Attached is a research abstract which is geared more for licensing researchers and regulatory scientists who are responsible for analyzing regulatory compliance data and doing studies related to overall compliance with rules and regulations and program quality. This abstract provides an overview of descriptive statistics, correlational, and ANOVA statistics that researchers and scientists may find interesting in their own studies related to the special considerations to be undertaken when doing regulatory compliance studies.
There are several tables and graphs that clearly depict the ceiling effect and the diminishing returns effect which is characteristic of regulatory compliance data when compared to program quality data. But there are examples of just the general descriptive nature of the data which might be helpful to researchers and scientists in thinking about how best to design their studies. I am continuing a deep dive into the regulatory compliance data sets to determine what other parameters and trends exist in the respective databases in the international early childhood program quality improvement and indicator model maintained at the Research Institute for Key Indicators Data Laboratory/Penn State University. I will share results as I have them in subsequent posts on this RIKINotes Blog.
As one will see, the use of a regulatory compliance scaling approach has several advantages when compared to the more direct approach of a regulatory compliance violation data distribution. Both from a visual display in which differences are more clearly articulated in various buckets of compliance, such as, fully compliant, substantially compliant, medium compliant, and low compliant; and from an analytical frame where the scaling appears to enhance certain statistical analyses over a straight frequency count of violations. For example, it appears to level out some of the skewness in the overall regulatory compliance data distribution.

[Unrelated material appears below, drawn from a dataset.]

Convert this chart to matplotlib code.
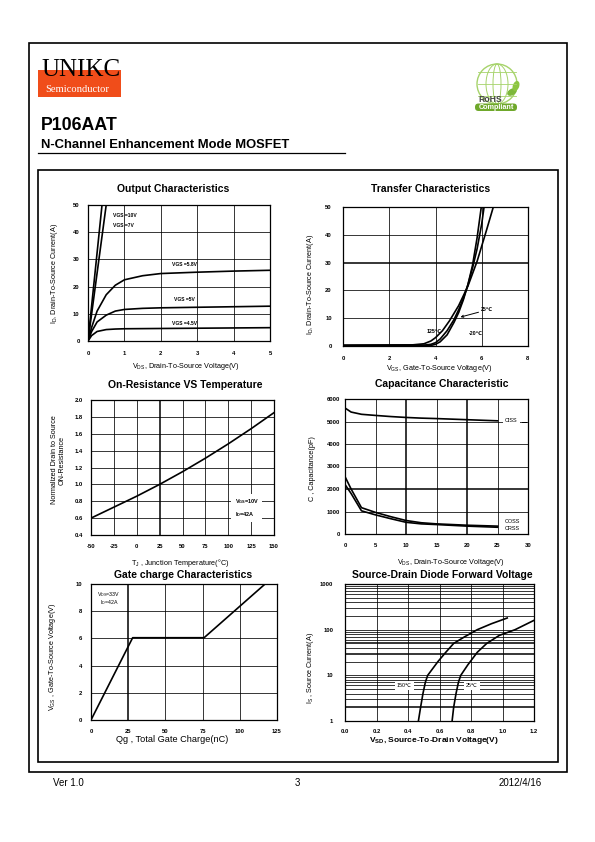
import matplotlib

matplotlib.use("Agg")
import matplotlib.pyplot as plt
from matplotlib.patches import Rectangle, Circle, Ellipse, FancyBboxPatch
from matplotlib.ticker import FixedLocator, NullLocator

plt.rcParams["font.family"] = ["Liberation Sans", "DejaVu Sans"]
plt.rcParams["mathtext.default"] = "regular"
plt.rcParams["axes.unicode_minus"] = False

# ---- data ----
# output characteristics
vds_10v = [0, 0.385]
id_10v = [0, 50]
vds_7v = [0, 0.5]
id_7v = [0, 50]
vds_out = [0, 0.1, 0.25, 0.5, 0.75, 1, 1.5, 2, 3, 4, 5]
id_58v = [0, 5.0, 11.0, 17.0, 20.5, 22.5, 24.0, 24.8, 25.3, 25.7, 26.0]
id_5v = [0, 3.5, 7.0, 9.5, 11.0, 11.6, 12.0, 12.2, 12.4, 12.6, 12.8]
id_45v = [0, 2.0, 3.5, 4.2, 4.4, 4.5, 4.55, 4.6, 4.7, 4.8, 4.9]
out_labels = ["VGS =10V", "VGS =7V", "VGS =5.8V", "VGS =5V", "VGS =4.5V"]

# transfer characteristics
vgs_125 = [0, 3.0, 3.5, 3.8, 4.0, 4.3, 4.6, 5.0, 5.4, 5.8, 6.2, 6.5]
id_125 = [0.3, 0.4, 0.8, 1.8, 3.0, 5.5, 9.0, 14.5, 21.5, 30.5, 41.5, 50]
vgs_25 = [0, 3.5, 3.8, 4.0, 4.2, 4.5, 4.8, 5.0, 5.2, 5.4, 5.6, 5.8, 6.0, 6.1]
id_25 = [0.2, 0.3, 0.6, 1.2, 2.5, 5.5, 9.5, 13, 17, 22, 28, 35, 44, 50]
vgs_m20 = [0, 3.8, 4.0, 4.2, 4.5, 4.8, 5.0, 5.2, 5.4, 5.6, 5.8, 5.98]
id_m20 = [0.1, 0.2, 0.6, 1.5, 4.0, 8.5, 12, 16.5, 22, 29, 39, 50]

# on-resistance vs temperature
tj = [-50, -25, 0, 25, 50, 75, 100, 125, 150]
rds_norm = [0.60, 0.73, 0.86, 1.00, 1.15, 1.31, 1.48, 1.66, 1.85]

# capacitance
vds_cap = [0, 1, 2.7, 5, 7.5, 10, 12.5, 15, 20, 25]
ciss = [5600, 5420, 5320, 5270, 5220, 5180, 5150, 5130, 5080, 5030]
coss = [2550, 2000, 1170, 960, 770, 600, 500, 450, 390, 350]
crss = [2200, 1800, 1030, 850, 680, 520, 450, 420, 350, 300]

# gate charge
qg = [0, 28, 76, 117]
vgs_gate = [0, 6.05, 6.05, 10]

# source-drain diode
vsd_150 = [0.466, 0.48, 0.495, 0.51, 0.525, 0.59, 0.64, 0.69, 0.76, 0.84, 0.93, 1.03]
is_150 = [1, 2, 4, 7, 10, 20, 32, 50, 70, 100, 135, 180]
vsd_25 = [0.68, 0.69, 0.705, 0.72, 0.735, 0.78, 0.84, 0.90, 0.98, 1.08, 1.2]
is_25 = [1, 2, 4, 7, 10, 17, 32, 50, 75, 100, 160]

W, H = 595, 842
fig = plt.figure(figsize=(W / 100, H / 100), dpi=100)

# page layer in pixel coordinates
page = fig.add_axes([0, 0, 1, 1])
page.set_xlim(0, W)
page.set_ylim(H, 0)
page.axis("off")
page.add_patch(Rectangle((28.7, 42.7), 538, 729, fill=False, ec="black", lw=1.2))
page.add_patch(Rectangle((37.7, 170), 520, 591.7, fill=False, ec="black", lw=1.2))

# logo
page.add_patch(Rectangle((38, 70), 82.7, 26.7, color="#F04D1A", lw=0))
page.text(41, 76, "UNIKC", family="Liberation Serif", fontsize=18, va="baseline", ha="left", color="black")
page.text(45, 89.5, "Semiconductor", family="Liberation Serif", fontsize=7.6, va="center", color="white")

# rohs mark
page.add_patch(Circle((497, 84), 20, fill=False, ec="#A6D36A", lw=1.0))
page.add_patch(Ellipse((497, 84), 22, 40, fill=False, ec="#A6D36A", lw=0.7))
page.add_patch(Ellipse((497, 84), 8, 40, fill=False, ec="#A6D36A", lw=0.7))
for yy in (72, 84, 96):
    page.plot([478, 516], [yy, yy], color="#A6D36A", lw=0.6)
page.add_patch(Ellipse((512, 92), 9, 5, angle=-30, color="#7DB83A"))
page.add_patch(Ellipse((516, 86), 5, 9, angle=20, color="#8CC540"))
page.text(490, 99, "RoHS", fontsize=6.2, fontweight="bold", color="#444444", ha="center", va="center")
page.add_patch(FancyBboxPatch((475, 103.5), 42, 7.5, boxstyle="round,pad=0,rounding_size=3.5", color="#6FA82B", lw=0))
page.text(496, 107.5, "Compliant", fontsize=5.2, fontweight="bold", color="white", ha="center", va="center")

page.text(41, 130, "P106AAT", fontsize=12.8, fontweight="bold", va="baseline")
page.text(41, 148.3, "N-Channel Enhancement Mode MOSFET", fontsize=9.4, fontweight="bold", va="baseline")
page.plot([37.7, 345], [153.3, 153.3], color="black", lw=0.9)

page.text(53, 783, "Ver 1.0", fontsize=7, va="center")
page.text(297, 783, "3", fontsize=7, va="center", ha="center")
page.text(542, 783, "2012/4/16", fontsize=7, va="center", ha="right")


def add_chart(box):
    l, t, r, b = box
    ax = fig.add_axes([l / W, 1 - b / H, (r - l) / W, (b - t) / H])
    for s in ax.spines.values():
        s.set_linewidth(0.9)
    ax.tick_params(length=0, labelsize=4.2)
    return ax


def style_ticks(ax, xpad, ypad):
    ax.tick_params(axis="x", pad=xpad)
    ax.tick_params(axis="y", pad=ypad)
    for lab in ax.get_xticklabels() + ax.get_yticklabels():
        lab.set_fontweight("bold")


def grid_lines(ax, xs, ys, thick_x=(), thick_y=()):
    for x in xs:
        ax.axvline(x, color="black", lw=1.1 if x in thick_x else 0.55, zorder=1)
    for y in ys:
        ax.axhline(y, color="black", lw=1.1 if y in thick_y else 0.55, zorder=1)


def ftext(x, y, s, **kw):
    fig.text(x / W, 1 - y / H, s, ha="center", va="center", **kw)


title_kw = dict(fontsize=7.5, fontweight="bold")
lab_kw = dict(fontsize=5.2)
curve_kw = dict(color="black", lw=1.2, zorder=3)

# ---- output characteristics ----
ax = add_chart((88, 205, 270, 341))
ax.set_xlim(0, 5)
ax.set_ylim(0, 50)
ax.set_xticks(range(6))
ax.set_yticks(range(0, 51, 10))
grid_lines(ax, [1, 2, 3, 4], [10, 20, 30, 40])
ax.plot(vds_10v, id_10v, **curve_kw)
ax.plot(vds_7v, id_7v, **curve_kw)
ax.plot(vds_out, id_58v, **curve_kw)
ax.plot(vds_out, id_5v, **curve_kw)
ax.plot(vds_out, id_45v, **curve_kw)
for s, (x, y) in zip(out_labels, [(0.69, 46.3), (0.69, 42.6), (2.3, 28.3), (2.36, 15.4), (2.3, 6.6)]):
    ax.text(x, y, s, fontsize=3.6, fontweight="bold", va="center", ha="left")
style_ticks(ax, 7, 6)
ftext(173, 189, "Output Characteristics", **title_kw)
ftext(186, 366.5, "$V_{DS}$, Drain-To-Source Voltage(V)", **lab_kw)
ftext(55, 273, "$I_D$, Drain-To-Source Current(A)", rotation=90, **lab_kw)

# ---- transfer characteristics ----
ax = add_chart((343, 207, 528, 346))
ax.set_xlim(0, 8)
ax.set_ylim(0, 50)
ax.set_xticks(range(0, 9, 2))
ax.set_yticks(range(0, 51, 10))
grid_lines(ax, [2, 4, 6], [10, 20, 30, 40], thick_y=(30,))
ax.plot(vgs_125, id_125, **curve_kw)
ax.plot(vgs_25, id_25, **curve_kw)
ax.plot(vgs_m20, id_m20, **curve_kw)
ax.annotate("25℃", xy=(5.08, 10.4), xytext=(5.98, 13.0), fontsize=3.8, fontweight="bold", va="center",
            arrowprops=dict(arrowstyle="->", lw=0.7, color="black", shrinkA=0, shrinkB=0))
ax.text(3.95, 5.1, "125℃", fontsize=3.8, fontweight="bold", ha="center", va="center")
ax.text(5.75, 4.5, "-20℃", fontsize=3.8, fontweight="bold", ha="center", va="center")
style_ticks(ax, 7, 8)
ftext(431, 189, "Transfer Characteristics", **title_kw)
ftext(439, 369, "$V_{GS}$, Gate-To-Source Voltage(V)", **lab_kw)
ftext(310, 284, "$I_D$, Drain-To-Source Current(A)", rotation=90, **lab_kw)

# ---- on-resistance vs temperature ----
ax = add_chart((91, 400, 274, 535))
ax.set_xlim(-50, 150)
ax.set_ylim(0.4, 2.0)
ax.set_xticks(range(-50, 151, 25))
ax.set_yticks([0.4, 0.6, 0.8, 1.0, 1.2, 1.4, 1.6, 1.8, 2.0])
ax.set_yticklabels([f"{v:.1f}" for v in ax.get_yticks()])
grid_lines(ax, [-25, 0, 25, 50, 75, 100, 125], [0.6, 0.8, 1.0, 1.2, 1.4, 1.6, 1.8], thick_x=(25,))
ax.plot(tj, rds_norm, **curve_kw)
ax.text(107, 0.72, "$V_{GS}$=10V\n$I_D$=42A", fontsize=4.0, fontweight="bold", va="center", ha="left",
        linespacing=1.6, zorder=4, bbox=dict(facecolor="white", edgecolor="none", pad=2.5))
style_ticks(ax, 6.5, 6)
ftext(185, 385, "On-Resistance VS Temperature", **title_kw)
ftext(180, 563, "T$_J$ , Junction Temperature(°C)", **lab_kw)
ftext(58, 460, "Normalized Drain to Source\nON-Resistance", rotation=90, linespacing=1.1, **lab_kw)

# ---- capacitance ----
ax = add_chart((345, 399, 528, 534))
ax.set_xlim(0, 30)
ax.set_ylim(0, 6000)
ax.set_xticks(range(0, 31, 5))
ax.set_yticks(range(0, 6001, 1000))
grid_lines(ax, [5, 10, 15, 20, 25], [1000, 2000, 3000, 4000, 5000], thick_x=(10, 20), thick_y=(2000,))
ax.plot(vds_cap, ciss, **curve_kw)
ax.plot(vds_cap, coss, **curve_kw)
ax.plot(vds_cap, crss, **curve_kw)
ax.text(26.2, 5030, "CISS", fontsize=4.0, va="center", zorder=4,
        bbox=dict(facecolor="white", edgecolor="none", pad=1.5))
ax.plot([29.0, 29.7], [4960, 4960], color="black", lw=0.7, zorder=4)
ax.text(26.2, 560, "COSS", fontsize=4.0, va="center", zorder=4)
ax.text(26.2, 230, "CRSS", fontsize=4.0, va="center", zorder=4)
style_ticks(ax, 6.5, 3.5)
ftext(442, 384, "Capacitance Characteristic", **title_kw)
ftext(451, 563, "$V_{DS}$, Drain-To-Source Voltage(V)", **lab_kw)
ftext(313, 469, "C , Capacitance(pF)", rotation=90, **lab_kw)

# ---- gate charge ----
ax = add_chart((91, 584, 277, 720))
ax.set_xlim(0, 125)
ax.set_ylim(0, 10)
ax.set_xticks(range(0, 126, 25))
ax.set_yticks(range(0, 11, 2))
grid_lines(ax, [25, 50, 75, 100], [2, 4, 6, 8], thick_x=(25,))
ax.plot(qg, vgs_gate, **curve_kw)
ax.text(4, 9.2, "$V_{DS}$=33V", fontsize=3.8, va="center", ha="left", zorder=4,
        bbox=dict(facecolor="white", edgecolor="none", pad=0.5))
ax.text(5.8, 8.65, "$I_D$=42A", fontsize=3.8, va="center", ha="left", zorder=4,
        bbox=dict(facecolor="white", edgecolor="none", pad=0.5))
style_ticks(ax, 6.5, 6.5)
ftext(183, 575, "Gate charge Characteristics", **title_kw)
ftext(172, 739, "Qg , Total Gate Charge(nC)", fontsize=6.6)
ftext(53, 657, "$V_{GS}$ , Gate-To-Source Voltage(V)", rotation=90, **lab_kw)

# ---- source-drain diode ----
ax = add_chart((345, 584, 534, 721))
ax.set_xlim(0, 1.2)
ax.set_yscale("log")
ax.set_ylim(1, 1000)
ax.set_xticks([0, 0.2, 0.4, 0.6, 0.8, 1.0, 1.2])
ax.set_xticklabels([f"{v:.1f}" for v in ax.get_xticks()])
ax.yaxis.set_major_locator(FixedLocator([1, 10, 100, 1000]))
ax.yaxis.set_minor_locator(NullLocator())
ax.set_yticklabels(["1", "10", "100", "1000"])
minor_y = [m * d for d in (1, 10, 100) for m in range(2, 10)] + [10, 100]
grid_lines(ax, [0.2, 0.4, 0.6, 0.8, 1.0], minor_y, thick_y=(2, 30, 50))
ax.plot(vsd_150, is_150, **curve_kw)
ax.plot(vsd_25, is_25, **curve_kw)
ax.text(0.377, 6.0, "150℃", fontsize=3.8, ha="center", va="center", zorder=4,
        bbox=dict(facecolor="white", edgecolor="none", pad=1.5))
ax.text(0.806, 6.0, "25℃", fontsize=3.8, ha="center", va="center", zorder=4,
        bbox=dict(facecolor="white", edgecolor="none", pad=1.5))
style_ticks(ax, 5.5, 8.5)
ftext(442, 575, "Source-Drain Diode Forward Voltage", **title_kw)
ftext(434, 740, "$V_{SD}$, Source-To-Drain Voltage(V)", fontsize=6.0, fontweight="bold")
ftext(310, 668, "$I_S$ , Source Current(A)", rotation=90, **lab_kw)

fig.savefig("out.png", dpi=100)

The other advantage of using a regulatory compliance scaling approach is that it is a bit more intuitive and seems to fit with the regulatory compliance research literature when it comes to being in full, substantial or mediocre compliance. It just makes sense when licensors think about it and talk about it, this is the terminology that is used in discussions. The other advantage is in the scale itself. It matches with other Likert scales that are presently used in the field, such as the Environmental Rating Scales with a 1-7 scale. The regulatory compliance violation data where a zero (0) is considered a perfect score is just counter-intuitive. You get around this by subtracting the number of violations from a perfect score of 100 but that’s an extra step to take in your measurement scheme. A Likert scale from 1-7 with 7 being equivalent to full 100% regulatory compliance and 1 being equivalent to low regulatory compliance just works better from an analytical framework.
I have struggled with the lack of variance and the severe skewness in regulatory compliance data over the years. Using a regulatory compliance scaling approach as outlined in this abstract may help us to overcome some of these shortcomings. Weighting of rules and regulations has been proposed and used by a number of state licensing agencies and this has worked well at the individual rule differentiation level but it has not really been employed at the aggregate rule level. A regulatory compliance scaling approach may help to enhance the weighting methodology as one moves from an individual rule to an aggregate rule format. I encourage licensing researchers and regulatory scientists to entertain exploring the use of this scaling technique as they more forward in their research studies on regulatory compliance.